- **REQUIREMENTS**
Search the data below for the string "chart". Extract every line that contains it.

Items from a data source:
— start —

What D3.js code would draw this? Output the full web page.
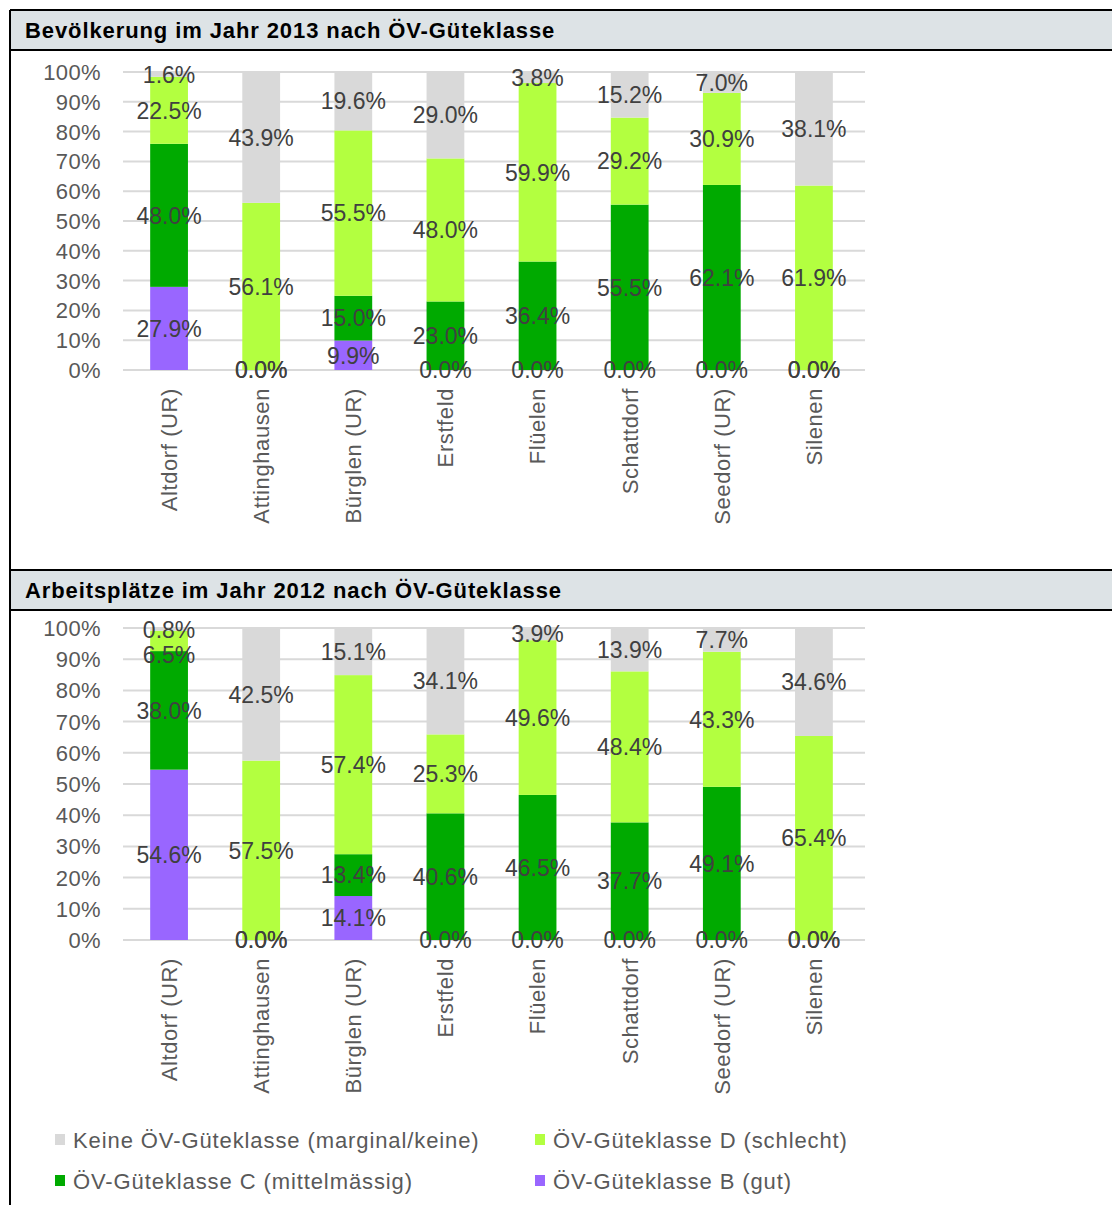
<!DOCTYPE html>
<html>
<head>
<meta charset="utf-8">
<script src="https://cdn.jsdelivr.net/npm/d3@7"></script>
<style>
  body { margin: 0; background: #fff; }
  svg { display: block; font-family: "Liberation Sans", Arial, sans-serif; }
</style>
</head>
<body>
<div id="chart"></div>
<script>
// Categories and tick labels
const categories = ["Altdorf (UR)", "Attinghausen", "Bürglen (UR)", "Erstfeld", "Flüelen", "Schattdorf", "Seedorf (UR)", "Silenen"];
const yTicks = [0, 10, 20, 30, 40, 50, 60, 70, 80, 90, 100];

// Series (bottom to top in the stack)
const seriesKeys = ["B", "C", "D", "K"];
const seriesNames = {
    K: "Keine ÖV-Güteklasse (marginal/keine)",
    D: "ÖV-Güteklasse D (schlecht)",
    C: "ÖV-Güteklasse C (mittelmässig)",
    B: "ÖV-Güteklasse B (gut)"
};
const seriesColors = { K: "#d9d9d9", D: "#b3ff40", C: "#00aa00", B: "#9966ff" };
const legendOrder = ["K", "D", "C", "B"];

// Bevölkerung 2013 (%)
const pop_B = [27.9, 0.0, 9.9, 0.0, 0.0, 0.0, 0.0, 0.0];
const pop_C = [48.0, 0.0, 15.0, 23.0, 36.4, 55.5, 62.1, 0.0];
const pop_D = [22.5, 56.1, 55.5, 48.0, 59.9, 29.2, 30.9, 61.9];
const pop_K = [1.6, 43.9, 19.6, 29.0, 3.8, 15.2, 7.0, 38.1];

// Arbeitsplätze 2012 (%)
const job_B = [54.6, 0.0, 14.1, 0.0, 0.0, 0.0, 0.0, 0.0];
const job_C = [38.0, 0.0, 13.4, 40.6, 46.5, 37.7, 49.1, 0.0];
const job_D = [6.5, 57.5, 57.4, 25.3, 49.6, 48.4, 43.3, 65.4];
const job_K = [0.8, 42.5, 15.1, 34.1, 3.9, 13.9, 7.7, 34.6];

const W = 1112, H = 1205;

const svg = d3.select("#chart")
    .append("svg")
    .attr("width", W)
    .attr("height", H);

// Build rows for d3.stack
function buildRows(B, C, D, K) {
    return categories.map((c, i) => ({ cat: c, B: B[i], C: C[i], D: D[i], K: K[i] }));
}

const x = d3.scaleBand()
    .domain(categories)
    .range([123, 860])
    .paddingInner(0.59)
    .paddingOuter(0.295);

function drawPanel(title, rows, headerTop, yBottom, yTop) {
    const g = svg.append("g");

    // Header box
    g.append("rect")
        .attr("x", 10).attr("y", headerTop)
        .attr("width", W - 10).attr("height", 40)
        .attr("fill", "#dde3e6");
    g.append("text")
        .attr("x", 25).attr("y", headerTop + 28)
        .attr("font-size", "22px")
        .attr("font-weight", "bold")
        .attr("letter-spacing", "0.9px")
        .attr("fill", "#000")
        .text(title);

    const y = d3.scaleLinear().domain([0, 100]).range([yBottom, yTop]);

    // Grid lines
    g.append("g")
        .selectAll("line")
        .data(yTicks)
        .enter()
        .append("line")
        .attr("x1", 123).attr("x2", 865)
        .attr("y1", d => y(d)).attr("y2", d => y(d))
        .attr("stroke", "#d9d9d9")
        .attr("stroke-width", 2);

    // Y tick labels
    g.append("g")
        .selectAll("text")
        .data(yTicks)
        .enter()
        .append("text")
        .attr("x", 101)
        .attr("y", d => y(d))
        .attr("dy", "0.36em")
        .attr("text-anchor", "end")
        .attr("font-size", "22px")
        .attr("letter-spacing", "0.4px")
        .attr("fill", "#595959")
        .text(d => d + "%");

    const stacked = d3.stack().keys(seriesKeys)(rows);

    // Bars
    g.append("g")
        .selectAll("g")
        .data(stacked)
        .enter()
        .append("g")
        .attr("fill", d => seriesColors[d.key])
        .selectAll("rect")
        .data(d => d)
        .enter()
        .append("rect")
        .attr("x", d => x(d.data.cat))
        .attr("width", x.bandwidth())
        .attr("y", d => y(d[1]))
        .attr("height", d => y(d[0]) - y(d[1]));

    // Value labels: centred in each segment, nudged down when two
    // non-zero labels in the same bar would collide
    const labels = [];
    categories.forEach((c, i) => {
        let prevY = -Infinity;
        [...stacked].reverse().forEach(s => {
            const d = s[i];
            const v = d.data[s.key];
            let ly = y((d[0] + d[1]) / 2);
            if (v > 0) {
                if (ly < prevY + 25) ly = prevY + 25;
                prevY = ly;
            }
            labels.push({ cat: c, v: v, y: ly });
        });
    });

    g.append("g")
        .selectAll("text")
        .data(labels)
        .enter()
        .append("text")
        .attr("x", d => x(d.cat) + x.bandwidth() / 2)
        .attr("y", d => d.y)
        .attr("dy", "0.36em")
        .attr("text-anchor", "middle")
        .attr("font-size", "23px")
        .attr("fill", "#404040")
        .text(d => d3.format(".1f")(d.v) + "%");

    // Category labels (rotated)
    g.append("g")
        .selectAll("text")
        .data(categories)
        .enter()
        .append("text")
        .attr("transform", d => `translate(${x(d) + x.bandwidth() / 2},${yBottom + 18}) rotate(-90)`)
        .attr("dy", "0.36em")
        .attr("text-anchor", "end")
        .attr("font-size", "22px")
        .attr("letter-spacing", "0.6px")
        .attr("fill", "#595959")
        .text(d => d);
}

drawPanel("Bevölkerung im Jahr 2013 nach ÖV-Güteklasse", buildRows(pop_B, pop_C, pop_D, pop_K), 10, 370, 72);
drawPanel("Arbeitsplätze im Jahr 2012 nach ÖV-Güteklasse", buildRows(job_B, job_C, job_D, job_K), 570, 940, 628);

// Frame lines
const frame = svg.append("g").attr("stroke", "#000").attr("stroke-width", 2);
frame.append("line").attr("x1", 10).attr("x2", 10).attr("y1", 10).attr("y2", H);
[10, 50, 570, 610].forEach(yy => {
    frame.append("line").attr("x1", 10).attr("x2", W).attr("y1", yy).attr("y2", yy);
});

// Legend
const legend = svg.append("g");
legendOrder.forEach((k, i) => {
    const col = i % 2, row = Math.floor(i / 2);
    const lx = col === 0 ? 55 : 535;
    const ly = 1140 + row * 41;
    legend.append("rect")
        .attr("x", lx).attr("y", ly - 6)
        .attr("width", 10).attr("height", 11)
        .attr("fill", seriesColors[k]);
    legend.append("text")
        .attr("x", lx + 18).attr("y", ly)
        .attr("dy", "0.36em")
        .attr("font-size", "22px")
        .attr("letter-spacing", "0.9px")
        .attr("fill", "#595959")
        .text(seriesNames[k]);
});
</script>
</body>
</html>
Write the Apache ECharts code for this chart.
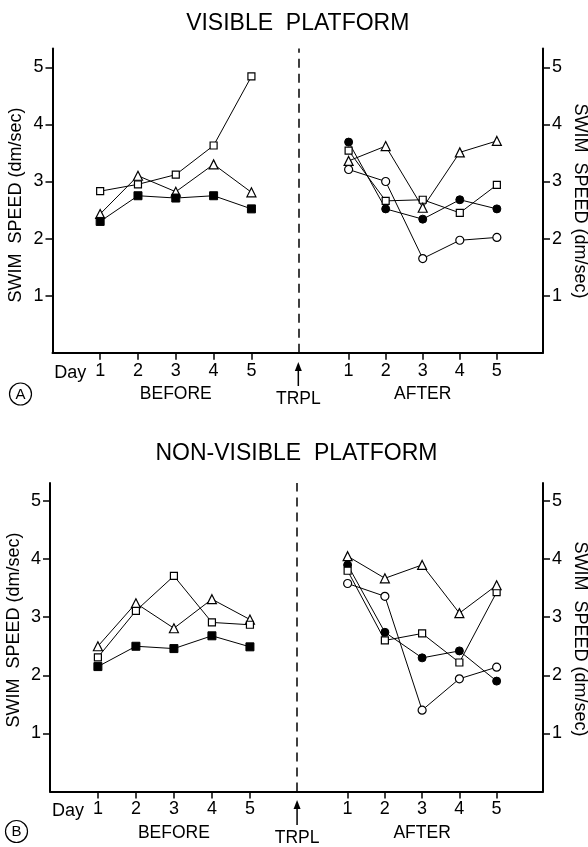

— end —

- **RESULT**
<div id="chart"></div>
const svg = d3.select("#chart")
Write the Apache ECharts code for this chart.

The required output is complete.